|
Knowledge discovery and data mining are concerned with the discovery
of valid, novel, potentially useful, and understandable patterns in
data. Most data mining algorithms require that the data are
represented as a single, attribute-value table. In contrast, data
mining techniques that are developed within the framework of
Inductive Logic Programming (ILP) are applicable directly to
multi-relational databases. The application of ILP for data mining
is also termed relational data mining.
This thesis develops and investigates pruning techniques that are
applicable for pattern discovery within a restricted ILP setting
where all patterns describe subgroups of a fixed population of
individuals. This variant of pattern discovery is also known as
relational subgroup discovery. The main contribution of the thesis
is an Apriori-like search algorithm for relational subgroup
discovery.
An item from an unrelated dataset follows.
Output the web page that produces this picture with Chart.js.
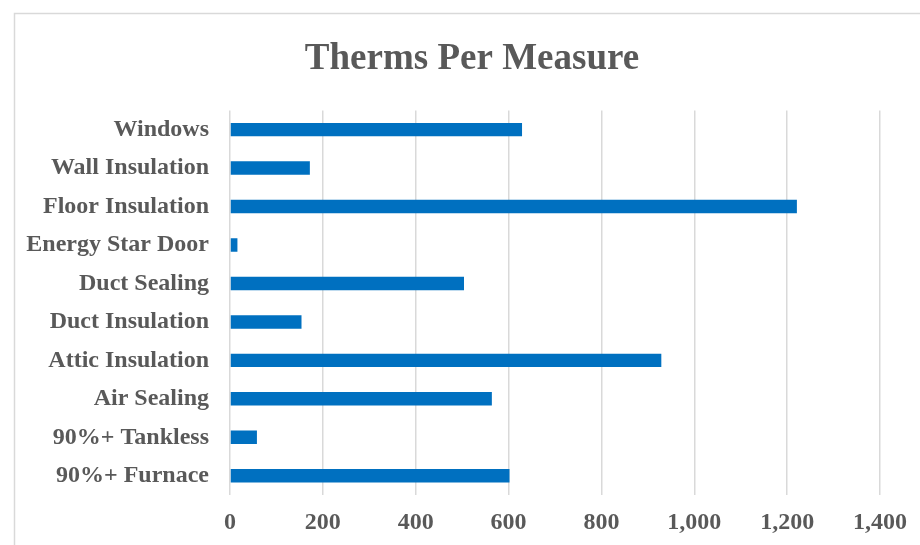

Formerly, Apriori-like search was applied only in
attribute-value (i. e., non-relational) settings.
In particular, the contributions of the thesis are (1) a formal
description of subgroup discovery in the framework of ILP, (2)
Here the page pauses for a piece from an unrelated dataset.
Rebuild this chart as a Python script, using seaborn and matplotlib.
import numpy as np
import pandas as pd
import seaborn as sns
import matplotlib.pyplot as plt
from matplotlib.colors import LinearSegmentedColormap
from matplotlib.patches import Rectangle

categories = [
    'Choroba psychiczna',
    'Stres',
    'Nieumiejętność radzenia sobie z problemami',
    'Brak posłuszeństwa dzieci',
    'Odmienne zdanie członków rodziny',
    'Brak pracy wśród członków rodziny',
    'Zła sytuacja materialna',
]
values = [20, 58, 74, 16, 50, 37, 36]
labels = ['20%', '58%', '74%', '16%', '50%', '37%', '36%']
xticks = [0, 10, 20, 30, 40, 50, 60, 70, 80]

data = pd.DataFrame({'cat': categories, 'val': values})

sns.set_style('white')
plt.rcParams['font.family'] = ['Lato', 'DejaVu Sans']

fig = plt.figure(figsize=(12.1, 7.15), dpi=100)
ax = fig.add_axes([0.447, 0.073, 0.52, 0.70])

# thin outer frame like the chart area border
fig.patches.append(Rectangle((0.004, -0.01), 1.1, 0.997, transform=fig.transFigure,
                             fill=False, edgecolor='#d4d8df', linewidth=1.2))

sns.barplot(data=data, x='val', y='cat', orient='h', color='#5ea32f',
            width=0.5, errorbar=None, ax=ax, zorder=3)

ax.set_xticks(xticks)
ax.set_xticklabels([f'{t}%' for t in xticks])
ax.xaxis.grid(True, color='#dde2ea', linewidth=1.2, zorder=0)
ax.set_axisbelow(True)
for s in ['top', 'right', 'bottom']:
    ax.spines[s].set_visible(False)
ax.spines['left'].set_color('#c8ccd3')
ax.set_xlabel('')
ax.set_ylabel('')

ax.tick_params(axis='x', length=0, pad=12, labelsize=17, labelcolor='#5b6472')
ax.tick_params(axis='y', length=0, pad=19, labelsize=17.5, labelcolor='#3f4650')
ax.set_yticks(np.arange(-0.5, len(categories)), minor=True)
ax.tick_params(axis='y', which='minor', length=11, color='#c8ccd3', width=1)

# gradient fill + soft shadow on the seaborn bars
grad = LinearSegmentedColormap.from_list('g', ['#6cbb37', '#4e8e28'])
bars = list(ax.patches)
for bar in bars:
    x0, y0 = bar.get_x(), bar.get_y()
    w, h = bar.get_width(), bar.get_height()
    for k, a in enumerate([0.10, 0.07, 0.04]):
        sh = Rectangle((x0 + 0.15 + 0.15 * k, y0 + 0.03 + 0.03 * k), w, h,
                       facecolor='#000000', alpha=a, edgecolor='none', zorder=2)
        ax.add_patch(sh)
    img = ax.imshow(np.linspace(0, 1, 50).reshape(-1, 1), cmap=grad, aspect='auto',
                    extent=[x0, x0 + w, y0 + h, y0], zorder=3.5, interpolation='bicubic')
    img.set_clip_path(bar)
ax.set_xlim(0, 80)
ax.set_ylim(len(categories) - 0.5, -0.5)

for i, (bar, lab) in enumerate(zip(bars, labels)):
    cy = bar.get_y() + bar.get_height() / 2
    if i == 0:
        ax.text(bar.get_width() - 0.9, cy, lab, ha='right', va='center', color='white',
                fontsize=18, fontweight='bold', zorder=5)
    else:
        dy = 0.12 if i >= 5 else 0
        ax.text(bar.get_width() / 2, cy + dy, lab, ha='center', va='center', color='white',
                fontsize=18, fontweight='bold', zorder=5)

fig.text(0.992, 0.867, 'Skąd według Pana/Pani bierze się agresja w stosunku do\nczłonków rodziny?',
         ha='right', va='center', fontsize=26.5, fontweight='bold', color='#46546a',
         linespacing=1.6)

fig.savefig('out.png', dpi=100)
optimum estimates for the interestingness criteria distributional
unusualness and implication intensity, (3) an extension to the
well-known Apriori algorithm that allows to constrain the set of
patterns searched by Apriori, (4) an ILP language bias that allows
the application of an Apriori-like algorithm for relational subgroup
discovery, (5) an SQL-based language bias for relational subgroup
discovery via SQL queries to a relational database management
system, (6) a novel approach for integrating pruning based on
structured attributes in an Apriori-like search algorithm, (7) an
approach for integrating pruning based on discreetized numerical
attributes in an Apriori-like search algorithm, (8) an experimental
evaluation of the various pruning methods (namely, optimum
estimates, Apriori-like pruning, use of structure in attributes for
pruning), (9) the application of the approach for data mining in a
real-world financial database, and extensive comparisons with
related work.
The experiments provide a comparison of different methods for
pruning the search space for subgroup discovery in an ILP framework.
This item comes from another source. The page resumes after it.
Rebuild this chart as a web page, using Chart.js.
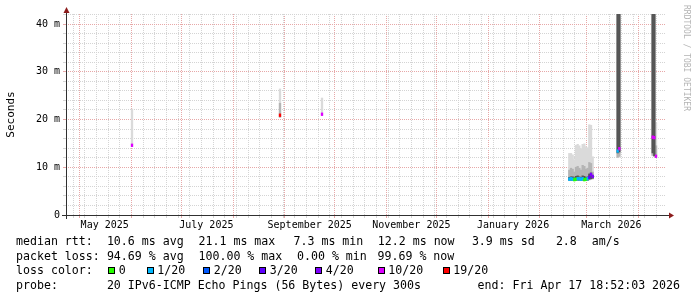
<!DOCTYPE html>
<html>
<head>
<meta charset="utf-8">
<script src="https://cdn.jsdelivr.net/npm/chart.js@4.4.0/dist/chart.umd.min.js"></script>
<style>
  html, body { margin: 0; padding: 0; background: #fff; }
  #wrap { position: relative; width: 697px; height: 297px; overflow: hidden; background: #fff; }
  #chart { position: absolute; left: 0; top: 0; }
  .lg { position: absolute; font: 11.6px 'DejaVu Sans Mono', monospace; line-height: 14px; white-space: pre; color: #000; }
  .sw { position: absolute; width: 5px; height: 5px; border: 1px solid #000; }
  #mark { position: absolute; left: 681px; top: 5px; writing-mode: vertical-rl; font: 8px 'DejaVu Sans Mono', monospace; line-height: 10px; color: #b4b4b4; }
</style>
</head>
<body>
<div id="wrap">
  <canvas id="chart" width="697" height="297"></canvas>
  <div id="legend"></div>
  <div id="mark">RRDTOOL / TOBI OETIKER</div>
</div>
<script>
const DAY = 86400000;
const endTime = Date.UTC(2026, 3, 17, 18, 52, 3);
const spanDays = 360;
const startTime = endTime - spanDays * DAY;

// x labels: every second month, placed half a month in
const monthLabels = ['May 2025', 'July 2025', 'September 2025', 'November 2025', 'January 2026', 'March 2026'];
const labelMonths = [[2025, 4], [2025, 6], [2025, 8], [2025, 10], [2026, 0], [2026, 2]];

// y axis (ms), labelled every 10, minor grid every 2
const yMax = 42.1;
const yMajor = 10;
const yMinor = 2;

// samples: days after graph start
const sampleDay = [39.6, 128.4, 153.6,
  302, 303, 304, 305, 306, 307, 308, 309, 310, 311, 312, 313, 314, 315, 316,
  331, 332, 352, 353, 354];
// smoke bands (ms), outer to inner
const lightLo = [14.6, 20.4, 21.0, 7.2, 7.2, 7.2, 7.2, 7.2, 7.2, 7.2, 7.2, 7.2, 7.2, 7.2, 7.2, 7.3, 7.4, 7.5, 12.0, 12.1, 12.4, 12.2, 12.2];
const lightHi = [22.2, 26.4, 24.5, 12.9, 12.9, 12.6, 11.6, 14.6, 14.8, 14.5, 13.9, 14.8, 14.9, 14.3, 14.1, 18.9, 18.8, 12.2, 45, 45, 45, 45, 19.3];
const midLo = [null, 20.5, null, 7.3, 7.3, 7.3, 7.3, 7.3, 7.3, 7.3, 7.3, 7.3, 7.3, 7.3, 7.3, 7.4, 7.5, 7.6, 12.1, 12.3, 12.5, 12.3, 12.3];
const midHi = [null, 23.4, null, 9.4, 9.8, 9.6, 9.0, 10.0, 10.2, 9.8, 9.4, 10.4, 10.2, 9.6, 9.8, 11.0, 10.8, 9.0, 45, 45, 45, 45, 14.5];
const darkLo = [null, null, null, 7.3, 7.3, 7.3, 7.3, 7.3, 7.3, 7.3, 7.3, 7.3, 7.3, 7.3, 7.3, 7.5, 7.6, 7.7, 13.0, 13.2, 13.0, 12.4, null];
const darkHi = [null, null, null, 7.9, 8.0, 8.0, 7.8, 8.1, 8.2, 8.0, 7.9, 8.2, 8.1, 7.9, 8.0, 8.6, 8.8, 8.2, 45, 45, 45, 45, null];
const medianRtt = [14.6, 20.9, 21.1, 7.5, 7.6, 7.5, 7.4, 7.5, 7.6, 7.6, 7.5, 7.6, 7.4, 7.5, 7.6, 7.9, 8.5, 8.1, 13.4, 13.9, 16.3, 16.2, 12.3];
const lostPings = [10, 19, 10, 1, 1, 1, 0, 0, 1, 1, 1, 1, 0, 0, 1, 3, 4, 4, 1, 10, 10, 10, 10];

const lossSteps = [0, 1, 2, 3, 4, 10, 19];
const lossStepLabels = ['0', '1/20', '2/20', '3/20', '4/20', '10/20', '19/20'];
const lossColors = ['#26ff00', '#00b8ff', '#0059ff', '#5e00ff', '#7e00ff', '#dd00ff', '#ff0000'];

const rttLegend = ['median rtt:', '10.6 ms avg', '21.1 ms max', '7.3 ms min', '12.2 ms now', '3.9 ms sd', '2.8', 'am/s'];
const lossLegend = ['packet loss:', '94.69 % avg', '100.00 % max', '0.00 % min', '99.69 % now'];
const probeLegend = ['probe:', '20 IPv6-ICMP Echo Pings (56 Bytes) every 300s', 'end: Fri Apr 17 18:52:03 2026'];

function dayOf(y, m, d) {
  return (Date.UTC(y, m, d) - startTime) / DAY;
}

function lossColor(n) {
  let c = lossColors[0];
  lossSteps.forEach((s, i) => { if (n >= s) c = lossColors[i]; });
  return c;
}

// x grid: weekly (sundays) minor, month starts major
const tickKind = new Map();
for (let t = Date.UTC(2025, 3, 27); t < endTime; t += 7 * DAY) {
  tickKind.set((t - startTime) / DAY, 'week');
}
for (let y = 2025, m = 3; y * 12 + m <= 2026 * 12 + 3; m++) {
  if (m > 11) { m = 0; y++; }
  const d = dayOf(y, m, 1);
  if (d > 0 && d < spanDays) tickKind.set(d, 'month');
}
const labelAt = new Map();
labelMonths.forEach(([y, m], i) => {
  const d = dayOf(y, m, 1) + 15;
  labelAt.set(d, monthLabels[i]);
  if (!tickKind.has(d)) tickKind.set(d, 'label');
});
const xTicks = [...tickKind.keys()].sort((a, b) => a - b);

const minorGrid = '#d4d4d4';
const majorGrid = '#e7a8a8';
const dayPx = 600 / spanDays;

function band(lo, hi, color, order) {
  return {
    type: 'bar',
    data: sampleDay.map((d, i) => lo[i] == null ? null : { x: d, y: [lo[i], hi[i]] }).filter(Boolean),
    backgroundColor: color,
    borderWidth: 0,
    barThickness: dayPx,
    grouped: false,
    order
  };
}

const axisArrows = {
  id: 'axisArrows',
  afterDraw(chart) {
    const { ctx, chartArea: a } = chart;
    ctx.save();
    ctx.strokeStyle = '#303030';
    ctx.lineWidth = 1;
    ctx.beginPath();
    ctx.moveTo(a.left + 0.5, a.bottom + 4);
    ctx.lineTo(a.left + 0.5, a.top - 3);
    ctx.moveTo(a.left - 4, a.bottom + 0.5);
    ctx.lineTo(a.right + 4, a.bottom + 0.5);
    ctx.stroke();
    ctx.fillStyle = '#8c1c1c';
    ctx.beginPath();
    ctx.moveTo(a.left + 0.5, a.top - 7);
    ctx.lineTo(a.left - 2.5, a.top - 1);
    ctx.lineTo(a.left + 3.5, a.top - 1);
    ctx.fill();
    ctx.beginPath();
    ctx.moveTo(a.right + 8, a.bottom + 0.5);
    ctx.lineTo(a.right + 3, a.bottom - 2.5);
    ctx.lineTo(a.right + 3, a.bottom + 3.5);
    ctx.fill();
    ctx.restore();
  }
};

new Chart(document.getElementById('chart'), {
  type: 'bar',
  data: {
    datasets: [
      {
        type: 'bar',
        data: sampleDay.map((d, i) => ({ x: d, y: [medianRtt[i] - 0.28, medianRtt[i] + 0.28] })),
        backgroundColor: lostPings.map(lossColor),
        borderWidth: 0,
        barThickness: dayPx,
        grouped: false,
        order: 0
      },
      band(darkLo, darkHi, '#555555', 1),
      band(midLo, midHi, '#b4b4b4', 2),
      band(lightLo, lightHi, '#dadada', 3)
    ]
  },
  options: {
    responsive: false,
    animation: false,
    devicePixelRatio: 1,
    layout: { padding: { top: 14, right: 31, left: 0, bottom: 0 } },
    plugins: { legend: { display: false }, tooltip: { enabled: false } },
    scales: {
      x: {
        type: 'linear',
        min: 0,
        max: spanDays,
        offset: false,
        afterBuildTicks: s => { s.ticks = xTicks.map(v => ({ value: v })); },
        afterFit: s => { s.height = 82; },
        grid: {
          offset: false,
          lineWidth: 1,
          tickLength: 3,
          color: c => {
            const k = c.tick && tickKind.get(c.tick.value);
            return k === 'month' ? majorGrid : k === 'week' ? minorGrid : 'rgba(0,0,0,0)';
          }
        },
        border: { display: false, dash: [1, 1] },
        ticks: {
          autoSkip: false,
          maxRotation: 0,
          minRotation: 0,
          padding: 1,
          color: '#000',
          font: { family: 'DejaVu Sans Mono', size: 10 },
          callback: v => labelAt.get(v) || ''
        }
      },
      y: {
        min: 0,
        max: yMax,
        afterBuildTicks: s => {
          const t = [];
          for (let v = 0; v <= yMax; v += yMinor) t.push({ value: v });
          s.ticks = t;
        },
        afterFit: s => { s.width = 66; },
        grid: {
          lineWidth: 1,
          tickLength: 3,
          color: c => (c.tick && c.tick.value % yMajor === 0) ? majorGrid : minorGrid
        },
        border: { display: false, dash: [1, 1] },
        ticks: {
          autoSkip: false,
          padding: 3,
          color: '#000',
          font: { family: 'DejaVu Sans Mono', size: 10 },
          callback: v => v % yMajor !== 0 ? '' : (v === 0 ? '0' : v + ' m')
        },
        title: {
          display: true,
          text: 'Seconds',
          color: '#000',
          font: { family: 'DejaVu Sans Mono', size: 11 },
          padding: { top: 4.5, bottom: 4 }
        }
      }
    }
  },
  plugins: [axisArrows]
});

// legend rows under the plot
const legend = document.getElementById('legend');
function addText(text, x, top) {
  const el = document.createElement('div');
  el.className = 'lg';
  el.textContent = text;
  el.style.left = x + 'px';
  el.style.top = top + 'px';
  legend.appendChild(el);
}
const rowTop = [234, 248.5, 263, 277.5];
[16, 106.9, 198.5, 293.5, 377.8, 471.9, 555.9, 591.8].forEach((x, i) => addText(rttLegend[i], x, rowTop[0]));
[16, 106.9, 198.5, 297, 377.5].forEach((x, i) => addText(lossLegend[i], x, rowTop[1]));
addText('loss color:', 16, rowTop[2]);
[108, 146.5, 203, 259, 315, 377.5, 442.5].forEach((x, i) => {
  const sw = document.createElement('div');
  sw.className = 'sw';
  sw.style.left = x + 'px';
  sw.style.top = (rowTop[2] + 3.5) + 'px';
  sw.style.background = lossColors[i];
  legend.appendChild(sw);
  addText(lossStepLabels[i], x + 10.8, rowTop[2]);
});
[16, 106.9, 477.6].forEach((x, i) => addText(probeLegend[i], x, rowTop[3]));
</script>
</body>
</html>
Optimum estimates and Apriori-like pruning have produced good and
reliable pruning effects, while the effect of pruning based on
structured attributes varied for different search settings. In
particular, the experiments have shown that Apriori-like pruning can
have a similarly good effect for search in a multi-relational data
base as it has for search in a single-relation database.
The application of the approach for data mining in a real-world
financial database has shown that the language bias is well suited
for the task of relational subgroup discovery, and that its
expressivity is practically useful.
A detailed english abstract is given in Appendix B of the thesis.
|